Em 1999, Puccinelli envolveu-se no escândalo do Lixogate, quando o italiano Moreno Gori falsificou o comprovante do depósito de R$ 1 milhão para assumir a coleta de lixo na Capital, um negócio bilionário. Astuto, o então prefeito posou-se de vítima, denunciou a falcatrua para a Polícia Federal e só o empresário italiano foi condenado por falsificação de documentos públicos.
Outros escândalos marcaram a administração, como a doação da área do Papa para a Financial, construtora que acabou assumindo a coleta do lixo na gestão de Nelsinho Trad (PTB), e a privatização dos serviços de água e esgoto, atualmente gerida pela Águas Guariroba, investigada pela PF por beneficiar o suposto esquema do ex-governador.
O percussor da Lama Asfáltica pode ter sido o escândalo envolvendo a Engecap, empresa em nome de “laranjas”, dois garis, que tinha contratos milionários com a prefeitura. O gestor era o engenheiro Éolo Genovês Ferrari. Os garis foram processados por sonegação fiscal, já que a empresa não recolhia os impostos. A Engecap sumiu e só os trabalhadores pagaram a conta.
Giroto, Puccinelli Júnior e o dono da Gráfica Alvorada, junto com André, foram alvos da Operação Vintém. Eles montaram uma farsa de compra de votos contra o então deputado estadual Semy Ferraz (PT), que era autor de várias denúncias contra o peemedebista. Apesar de provas e interceptações telefônicas, Puccinelli conseguiu se livrar da investigação e o caso segue em recurso.
Puccinelli ainda foi denunciado por enriquecimento ilícito. A evolução patrimonial dele, da esposa e do amigo Mauro Cavali era incompatível com a renda oficial. A investigação parou no STJ porque a Assembleia não autorizou o julgamento. Com o fim do foro privilegiado, o processo retornou para a primeira instância e sumiu, literalmente, na Justiça estadual.
Sem mandato, como cidadão comum, mas com a popularidade em alta, Puccinelli começou a viver pesadelos.
A sua maior obra, o Aquário do Pantanal, está parada em suspeitas de corrupção. Apesar de ter sido monitorada pelo Tribunal de Contas e Ministério Público, João Amorim impôs o esquema e assumiu o projeto, apesar da vencedora da licitação ter sido a Egelte Engenharia.
Além da Lama Asfáltica, Puccinelli ainda é alvo da Operação Coffee Break, que desvendou a participação de políticos e empresários na cassação do mandato de Alcides Bernal em 2014. Ele é réu em ação por improbidade junto com outros 23. Na esfera criminal, o processo segue o ritmo da morosidade do Poder Judiciário.

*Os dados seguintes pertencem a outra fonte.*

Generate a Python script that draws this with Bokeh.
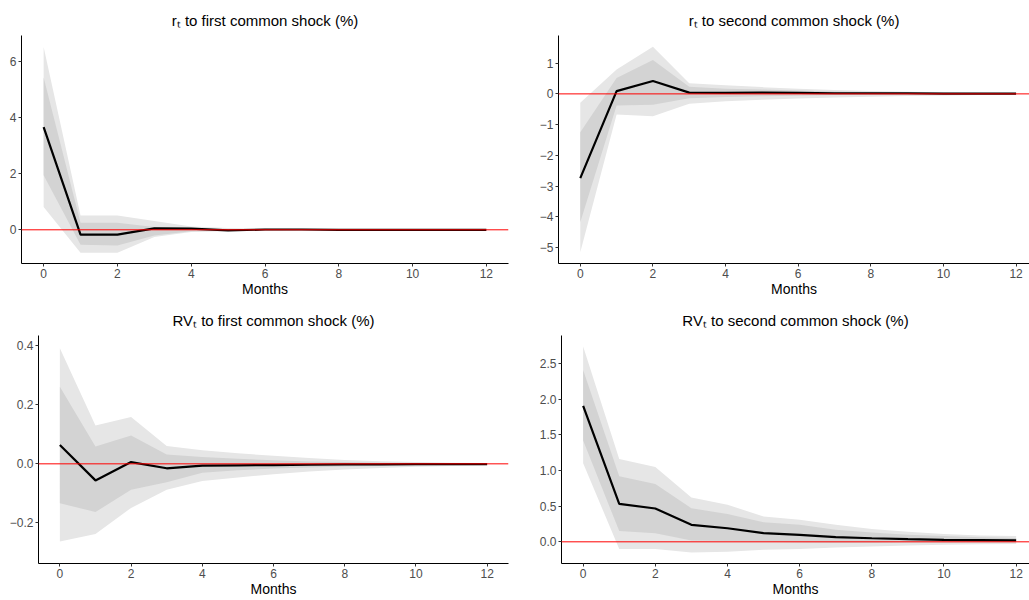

A esperança para deixar a cadeia é o desembargador Paulo Fontes, do Tribunal Regional Federal da 3ª Região, que vai analisar o pedido de habeas corpus protocolado ontem pelo famoso criminalista Antônio Mariz, ex-advogado e amigo do presidente Michel Temer (PMDB) e sempre cotado para ser ministro da Justiça.
Enquanto isso, o peemedebista, o mito, tem os seus dias de Chico.